For several years, in lieu of the Japanese Middle and High School, I attended the St. Joseph’s College in Yokohama, an international missionary school run by Marianist brothers, where classes were taught in English, and I was graduated on 22 June. So, I was fluent enough in English on my arrival in America. Still, the sight of Portland was new and exotic. I was in care of a family acquaintance for four days, mostly rainy as I remember; I was struck by numerous cars and by women’s red coats, rarely seen in Japan, and, as I wrote in the first letter to my mother, it was as though I walked into a postcard; and hearing nothing but English spoken wherever I turned was disorienting. I was taken to the dog race one evening, a real curiosity, and the movie Robin Hood another evening (which could only be the 1938 Errol Flynn vehicle directed by Michael Curtiz, The Adventures of Robin Hood). Then, I was sent off on the Western Airlines flight to San Francisco on 28 August, where I was met by the Napiers.
My mother missed me tremendously at home in Ofuna, as she had already “lost” my sister, seven years older, who was living on her own in Tokyo.
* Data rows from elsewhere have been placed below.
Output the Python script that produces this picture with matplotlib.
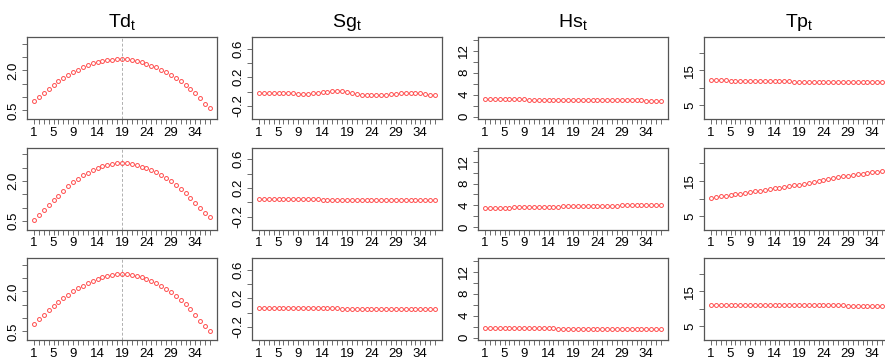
import numpy as np
import matplotlib.pyplot as plt

plt.rcParams['font.family'] = ['Liberation Sans', 'DejaVu Sans']
plt.rcParams['mathtext.fontset'] = 'custom'
plt.rcParams['mathtext.rm'] = 'Liberation Sans'
plt.rcParams['mathtext.it'] = 'Liberation Sans'

# time index
t = np.arange(1, 38)
xtick_labels = ['1', '5', '9', '14', '19', '24', '29', '34']

# Td (3 rows)
td1 = [0.86, 1.02, 1.17, 1.32, 1.46, 1.60, 1.72, 1.83, 1.93, 2.03, 2.12, 2.19, 2.26, 2.31, 2.34, 2.38, 2.40, 2.42, 2.43,
       2.42, 2.39, 2.35, 2.31, 2.24, 2.18, 2.11, 2.02, 1.93, 1.83, 1.72, 1.60, 1.46, 1.31, 1.14, 0.95, 0.76, 0.58]
td2 = [0.53, 0.72, 0.91, 1.10, 1.29, 1.46, 1.64, 1.81, 1.95, 2.08, 2.21, 2.31, 2.41, 2.49, 2.55, 2.60, 2.64, 2.67, 2.68,
       2.66, 2.63, 2.59, 2.54, 2.48, 2.41, 2.33, 2.22, 2.11, 2.00, 1.86, 1.70, 1.54, 1.35, 1.17, 0.99, 0.82, 0.64]
td3 = [0.78, 0.95, 1.13, 1.29, 1.45, 1.60, 1.74, 1.88, 2.00, 2.11, 2.21, 2.31, 2.39, 2.46, 2.53, 2.58, 2.61, 2.64, 2.65,
       2.64, 2.61, 2.58, 2.53, 2.46, 2.39, 2.30, 2.20, 2.09, 1.96, 1.83, 1.68, 1.51, 1.33, 1.11, 0.91, 0.70, 0.50]

# Sg
sg1 = [-0.02, -0.02, -0.02, -0.015, -0.015, -0.015, -0.02, -0.025, -0.03, -0.03, -0.03, -0.025, -0.02, -0.01, 0.0,
       0.01, 0.015, 0.01, 0.0, -0.015, -0.03, -0.04, -0.045, -0.045, -0.045, -0.045, -0.04, -0.035, -0.03, -0.025,
       -0.02, -0.02, -0.02, -0.025, -0.035, -0.045, -0.05]
sg2 = [0.045, 0.045, 0.044, 0.044, 0.043, 0.043, 0.042, 0.042, 0.041, 0.041, 0.040, 0.040, 0.040, 0.039, 0.039,
       0.039, 0.038, 0.038, 0.038, 0.037, 0.037, 0.037, 0.037, 0.036, 0.036, 0.036, 0.036, 0.036, 0.035, 0.035,
       0.035, 0.035, 0.035, 0.035, 0.035, 0.035, 0.035]
sg3 = [0.070, 0.070, 0.070, 0.070, 0.070, 0.070, 0.070, 0.070, 0.070, 0.070, 0.070, 0.070, 0.070, 0.070, 0.070,
       0.070, 0.058, 0.057, 0.057, 0.057, 0.057, 0.057, 0.057, 0.057, 0.057, 0.057, 0.057, 0.057, 0.057, 0.057,
       0.057, 0.057, 0.057, 0.057, 0.057, 0.057, 0.057]

# Hs
hs1 = [3.20, 3.19, 3.18, 3.17, 3.16, 3.15, 3.14, 3.13, 3.12, 3.11, 3.10, 3.09, 3.08, 3.07, 3.06, 3.06, 3.05, 3.04,
       3.03, 3.02, 3.02, 3.01, 3.00, 2.99, 2.99, 2.98, 2.97, 2.97, 2.96, 2.95, 2.95, 2.94, 2.94, 2.93, 2.93, 2.92, 2.92]
hs2 = [3.50, 3.52, 3.54, 3.56, 3.58, 3.60, 3.62, 3.64, 3.66, 3.68, 3.70, 3.72, 3.74, 3.76, 3.78, 3.79, 3.81, 3.83,
       3.84, 3.86, 3.87, 3.89, 3.90, 3.92, 3.93, 3.95, 3.96, 3.97, 3.99, 4.00, 4.01, 4.02, 4.04, 4.05, 4.06, 4.07, 4.08]
hs3 = [1.80, 1.79, 1.78, 1.77, 1.76, 1.75, 1.74, 1.73, 1.72, 1.71, 1.70, 1.69, 1.68, 1.67, 1.66, 1.65, 1.64, 1.63,
       1.62, 1.61, 1.61, 1.60, 1.59, 1.58, 1.58, 1.57, 1.56, 1.56, 1.55, 1.54, 1.54, 1.53, 1.53, 1.52, 1.52, 1.51, 1.51]

# Tp
tp1 = [12.20, 12.17, 12.14, 12.11, 12.08, 12.05, 12.03, 12.00, 11.98, 11.96, 11.94, 11.92, 11.90, 11.88, 11.86,
       11.84, 11.82, 11.80, 11.78, 11.77, 11.75, 11.74, 11.72, 11.71, 11.69, 11.68, 11.66, 11.65, 11.64, 11.62,
       11.61, 11.60, 11.58, 11.57, 11.56, 11.55, 11.54]
tp2 = [10.20, 10.40, 10.60, 10.80, 11.00, 11.20, 11.40, 11.60, 11.85, 12.05, 12.30, 12.50, 12.70, 12.90, 13.10,
       13.30, 13.50, 13.75, 14.00, 14.25, 14.50, 14.75, 15.00, 15.25, 15.50, 15.80, 16.10, 16.30, 16.50, 16.70,
       16.90, 17.10, 17.30, 17.50, 17.70, 17.90, 18.10]
tp3 = [11.10, 11.10, 11.09, 11.09, 11.08, 11.08, 11.07, 11.07, 11.06, 11.06, 11.05, 11.05, 11.04, 11.04, 11.03,
       11.03, 11.02, 11.02, 11.01, 11.01, 11.00, 11.00, 10.99, 10.99, 10.98, 10.98, 10.97, 10.97, 10.96, 10.96,
       10.95, 10.95, 10.94, 10.94, 10.93, 10.93, 10.92]

titles = [r'$\mathrm{Td}_\mathrm{t}$', r'$\mathrm{Sg}_\mathrm{t}$', r'$\mathrm{Hs}_\mathrm{t}$', r'$\mathrm{Tp}_\mathrm{t}$']
data = [[td1, sg1, hs1, tp1], [td2, sg2, hs2, tp2], [td3, sg3, hs3, tp3]]
ylims = [(0.18, 3.25), (-0.38, 0.76), (-0.45, 14.55), (1.13, 24.5)]
yticks = [[0.5, 1.0, 1.5, 2.0, 2.5, 3.0], [-0.2, 0.0, 0.2, 0.4, 0.6], [0, 2, 4, 6, 8, 10, 12, 14], [5, 10, 15, 20]]
yticklabels = [['0.5', '', '', '2.0', '', ''], ['-0.2', '', '0.2', '', '0.6'],
               ['0', '', '4', '', '8', '', '12', ''], ['5', '', '15', '']]

W, H = 885, 359
fig = plt.figure(figsize=(W / 100, H / 100), dpi=100)

col_left = [27, 252, 478, 704]
row_top = [37, 147.7, 258]
pw, ph = 190, 82
box_col = '#555555'

for r in range(3):
    for c in range(4):
        ax = fig.add_axes([col_left[c] / W, 1 - (row_top[r] + ph) / H, pw / W, ph / H])
        ax.plot(t, data[r][c], 'o', mfc='none', mec='#ff4a4a', ms=2.8, mew=0.7)
        if c == 0:
            ax.axvline(19, color='#b0b0b0', ls=(0, (3, 2)), lw=0.7, zorder=0)
        ax.set_xlim(1 - 0.04 * 36, 37 + 0.04 * 36)
        ax.set_ylim(*ylims[c])
        ax.set_xticks(t)
        ax.set_xticklabels([str(v) if str(v) in xtick_labels else '' for v in t])
        ax.set_yticks(yticks[c])
        ax.set_yticklabels(yticklabels[c])
        ax.tick_params(axis='both', direction='out', length=3.5, width=0.6, color=box_col,
                       labelsize=9.5, pad=2)
        ax.tick_params(axis='y', labelrotation=90)
        for lab in ax.get_yticklabels():
            lab.set_va('center')
        for s in ax.spines.values():
            s.set_color(box_col)
            s.set_linewidth(0.9)
        if r == 0:
            ax.set_title(titles[c], fontsize=14, pad=7)

fig.savefig('out.png', dpi=100)
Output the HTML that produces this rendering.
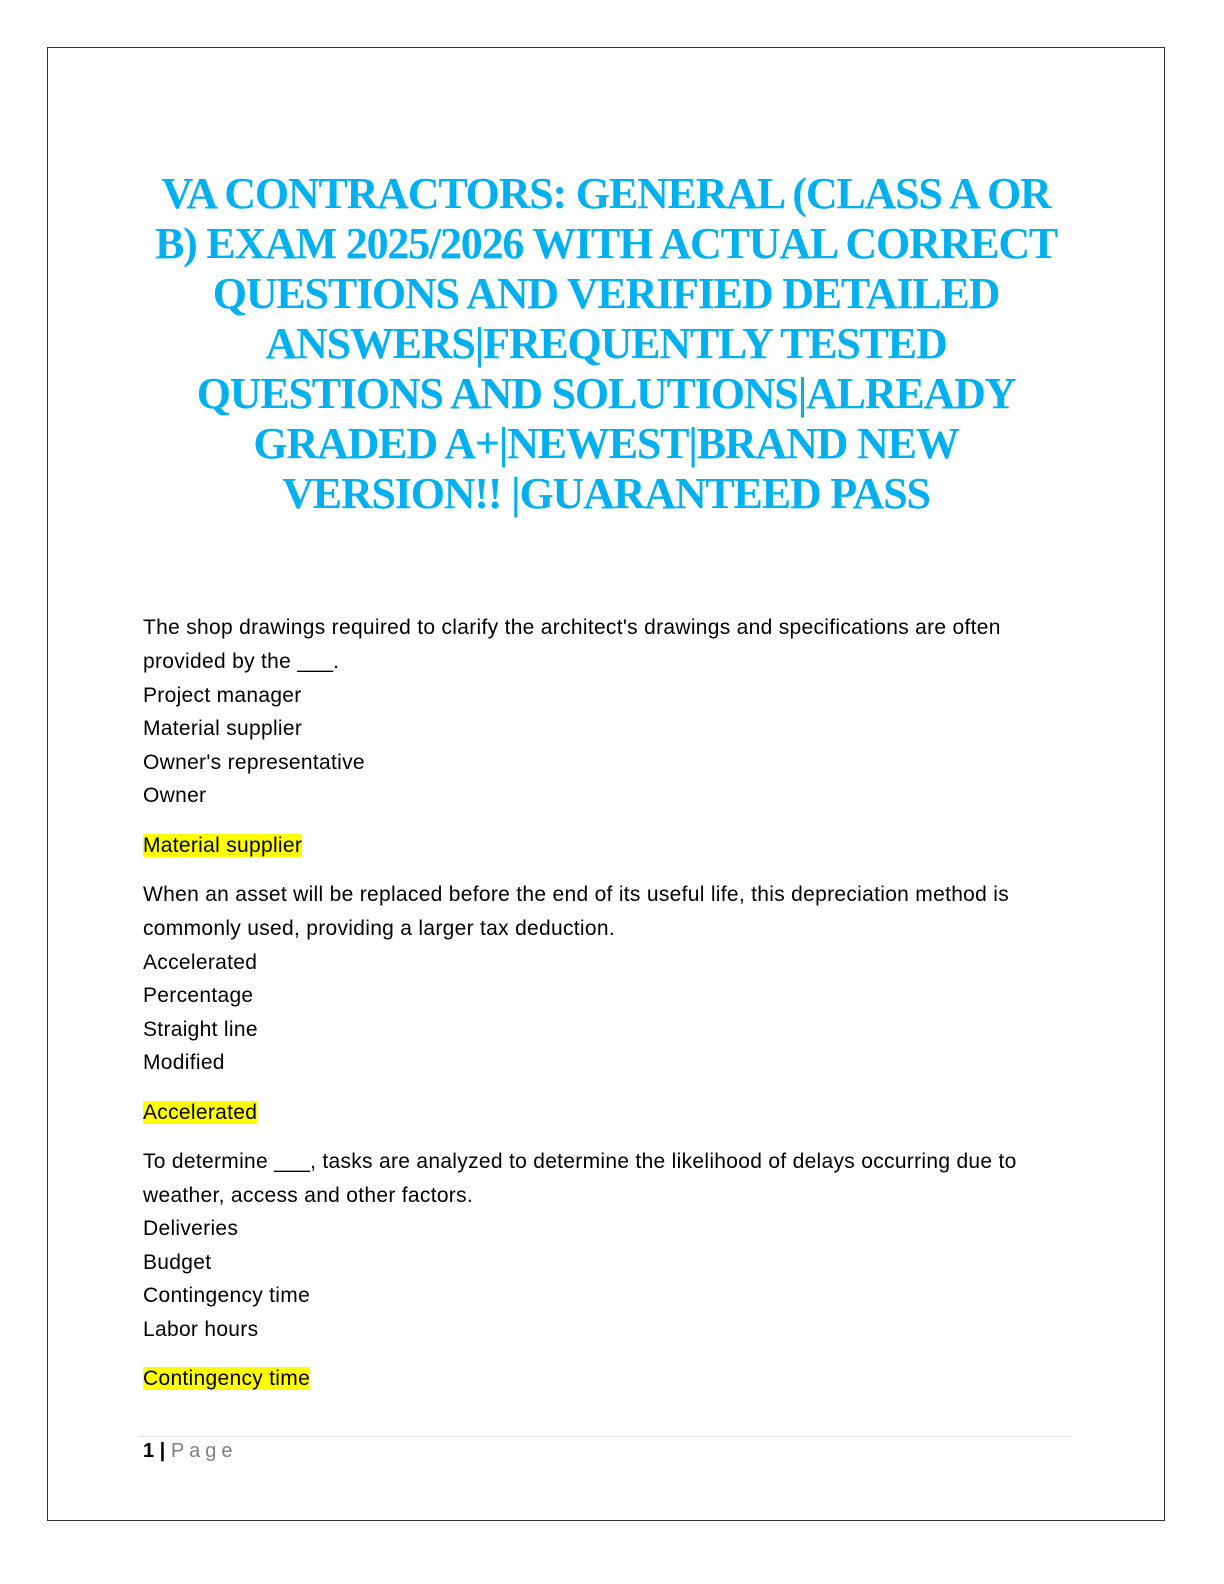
<!DOCTYPE html>
<html><head><meta charset="utf-8"><style>
body{margin:0;background:#fff;}
#pg{position:relative;width:1224px;height:1584px;overflow:hidden;background:#fff;}
.border{position:absolute;left:47px;top:47px;width:1116px;height:1472px;border:1px solid #333;}
.t{position:absolute;left:0;width:1212px;text-align:center;font-family:"Liberation Serif",serif;font-weight:bold;font-size:44px;color:#00b0f0;letter-spacing:-1.2px;line-height:50px;white-space:nowrap;}
.l{position:absolute;left:143px;font-family:"Liberation Sans",sans-serif;font-size:21px;line-height:27px;color:#000;white-space:nowrap;letter-spacing:0.3px;}
.h{background:#ffff00;}
.rule{position:absolute;left:140px;top:1436px;width:932px;height:1px;background:#ddd;}
.ft{position:absolute;left:143px;top:1440px;font-family:"Liberation Sans",sans-serif;font-size:20px;}
</style></head><body><div id="pg">
<div class="border"></div>
<div class="t" style="top:169px">VA CONTRACTORS: GENERAL (CLASS A OR</div>
<div class="t" style="top:219px">B) EXAM 2025/2026 WITH ACTUAL CORRECT</div>
<div class="t" style="top:269px">QUESTIONS AND VERIFIED DETAILED</div>
<div class="t" style="top:319px">ANSWERS|FREQUENTLY TESTED</div>
<div class="t" style="top:369px">QUESTIONS AND SOLUTIONS|ALREADY</div>
<div class="t" style="top:419px">GRADED A+|NEWEST|BRAND NEW</div>
<div class="t" style="top:469px">VERSION!! |GUARANTEED PASS</div>

<div class="l" style="top:614px">The shop drawings required to clarify the architect's drawings and specifications are often</div>
<div class="l" style="top:648px">provided by the ___.</div>
<div class="l" style="top:682px">Project manager</div>
<div class="l" style="top:715px">Material supplier</div>
<div class="l" style="top:749px">Owner's representative</div>
<div class="l" style="top:782px">Owner</div>
<div class="l" style="top:832px"><span class="h">Material supplier</span></div>

<div class="l" style="top:881px">When an asset will be replaced before the end of its useful life, this depreciation method is</div>
<div class="l" style="top:915px">commonly used, providing a larger tax deduction.</div>
<div class="l" style="top:949px">Accelerated</div>
<div class="l" style="top:982px">Percentage</div>
<div class="l" style="top:1016px">Straight line</div>
<div class="l" style="top:1049px">Modified</div>
<div class="l" style="top:1099px"><span class="h">Accelerated</span></div>

<div class="l" style="top:1148px">To determine ___, tasks are analyzed to determine the likelihood of delays occurring due to</div>
<div class="l" style="top:1182px">weather, access and other factors.</div>
<div class="l" style="top:1215px">Deliveries</div>
<div class="l" style="top:1249px">Budget</div>
<div class="l" style="top:1282px">Contingency time</div>
<div class="l" style="top:1316px">Labor hours</div>
<div class="l" style="top:1365px"><span class="h">Contingency time</span></div>

<div class="rule"></div>
<div class="ft"><b>1 |</b> <span style="color:#7f7f7f;letter-spacing:5px">Page</span></div>
</div></body></html>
But citing the Japanese proverb, “If you love your child, send him or her on a journey,” the idea of which is that a child placed alone in an unfamiliar environment away from home will learn to overcome shyness, cultivate social grace, and develop independence, she convinced herself that she can persevere my absence for an year in the hope that she will see me back home a better person, less willful and restive, more tolerant and compassionate. The proverb is, of course, blind to the reality that a child, at whatever age, behaves at home more as a child than elsewhere in the outside world.
One year abroad away from home -- that was my plan, nominally. I had a larger project in my mind, however. Santa Rosa Junior College was a choice by default, not by design; it happened to be in the town where the Napiers, my sponsoring family, was residing. I was nevertheless eager to go as the only sure way to enter the United States. As early as September 1951, I started writing to major American universities inquiring about scholarship opportunities, and the answer invariably explained that scholarship applications will be considered only from foreign students already in the country at least one year. A year abroad was in my plan the first necessary step to a full college education. So, the first year stretching to two was no surprise to myself, disappointing as it was to my parents. But the two stretched to four, then to seven as I entered the graduate school, and eventually I obtained a permanent residence in the U.S., made a career as a professor, and here I am sixty years later, totally incredulous, and willful as ever.